JS: Rumus pertama dan yang masih sering digunakan orang dalam penentuan porsi penyerapan adalah rumus Sabine, yang berbasis pada waktu dengung ruang global (RT60). Rumus ini menghubungkan antara Volume (V) dan Luas Permukaan (S) dalam ruangan serta rata-rata koefisien penyerapan (alpha_r) permukaan ruangan dengan waktu dengung, dimana RT = (konstanta x V/S.alpha_r). Rumus ini dapat digunakan sebagai acuan awal untuk menentukan porsi penyerapan (dan pemantulan) dalam ruang. Tetapi bila diinginkan lebih detail karakteristik mendengar untuk setiap titik pendengar, maka rumus tersebut menjadi tidak akurat lagi. Metode respon Impulse lah kemudian yang biasa diambil sebagai tools untuk menentukan karakteristik pada titik-titik tersebut.
Dengan perkembangan teknologi komputasi saat ini, maka sudah jamak kemudian desainer menggunakan tools modeling (komputer) untuk mendesain akustik ruangan. Sebagian besar software modeling dikembangkan berdasarkan metode ray tracing (menganggap berkas suara dari sumber sebagai cahaya, dan bahan interior ruangan sebagai cermin) dan metode Image (menggunakan sumber virtual). Digabungkan dengan metode Impulse Response (monoaural maupun binaural), maka software kemudian bisa memberikan simulasi kondisi mendengar di setiap titik dalam ruangan, sebelum ruangan dibangun. Konsepnya diberi nama Auralisasi.
6. Dalam sebuah ruang home theater atau musik, apa yang membedakan pemakaian material keduanya dalam hal tingkat serap/pantul material akustik?
JS: Sebagian sudah saya jawab di paragraf sebelumnya, perbedaan utamanya tentu saja ditentukan oleh user ingin mendengarkan musik/film dengan cara bagaimana. Apakah murni dari loudspeakernya atau memasukkan karakter akustik ruangannya juga. Bila yang pertama yang dipilih, ya gunakan porsi penyerapan sebanyak mungkin karena yang ingin didengarkan adalah medan yang sudah disimulasikan oleh sistem. Apabila yang kedua yang diinginkan, maka optimalkan porsi akustika ruang, minimalkan layout sistem tata suaranya. Misalnya dengan menggunakan sistem stereo diinginkan mendapatkan enveloping medan suara yang cukup.
7. Bisakah memperkirakan dan membedakan tingkat redaman/pantulan material secara kasat mata tanpa(hanya dilihat dan dipegang materialnya) dari beberapa material yang berbeda?.

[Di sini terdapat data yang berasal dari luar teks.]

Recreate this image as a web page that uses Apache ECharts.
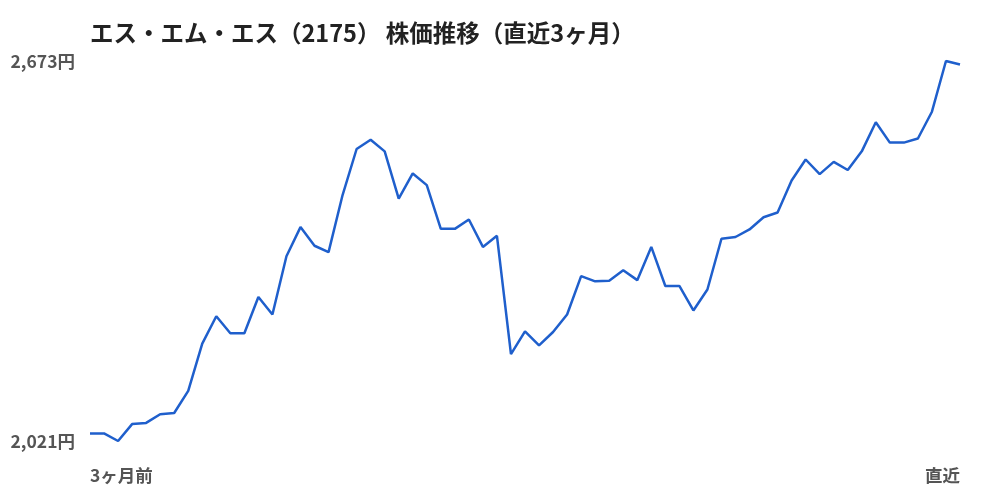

JS: Jawabannya bisa. Pada umumnya bahan penyerap suara bersifat lunak, berserat dan banyak memiliki bukaan micro (pori), sedangkan bahan pemantul biasanya keras dan tertutup porinya. Contoh bahan penyerap: korden tebal, rockwool, cellulose fibre, kapuk, acoustic tile, spon, karpet dsb. Contoh bahan pemantul: beton, GRC, Gypsum, bata plastered, dsb. Bahan penyerap juga bisa berupa sistem, misalnya Grid Absorber. Bila dilihat dari luar yang tampak adalah bilah2 kayu yang disusun bercelah, tetapi dibaliknya ada Rockwool. Diffusor sendiri disamping memiliki sifat menyebarkan energi suara yang datang padanya, juga memiliki porsi penyerapan yang cukup besar karena bentuknya. Yang perlu diperhatikan adalah pada saat kita mendesain porsi penyerapan dan pemantulan, maka medan suara yang kita kendalikan adalah yang berada dalam ruangan. Energi suara yang diserap bahan sebagian akan diubah menjadi energi panas akibat getaran dalam pori2 bahan, dan sebagian lagi akan diteruskan ke ruangan dibelakang bahan (diluar ruangan). Bila diinginkan suara dari dalam ruangan tidak ingin terdengar dari luar (dan sebaliknya suara dari luar tidak nyelonong masuk ruangan) maka perlu juga didesain sistem insulasi ruangan. Konsep dasar insulasi tentu saja akan berbeda dengan konsep pengendalian medan akustik dalam ruangan. Ide dasar insulasi adalah tutup semua celah yang memungkinkan suara lewat dan gunakan massa sebesar mungkin. So adalah salah jika menyebut Rockwool adalah bahan insulasi, yang benar adalah Rockwool adalah bahan penyerap suara. Walaupun demikian Rockwool dapat digunakan sebagai bagian dari sistem insulasi, karena sifat penyerapannya.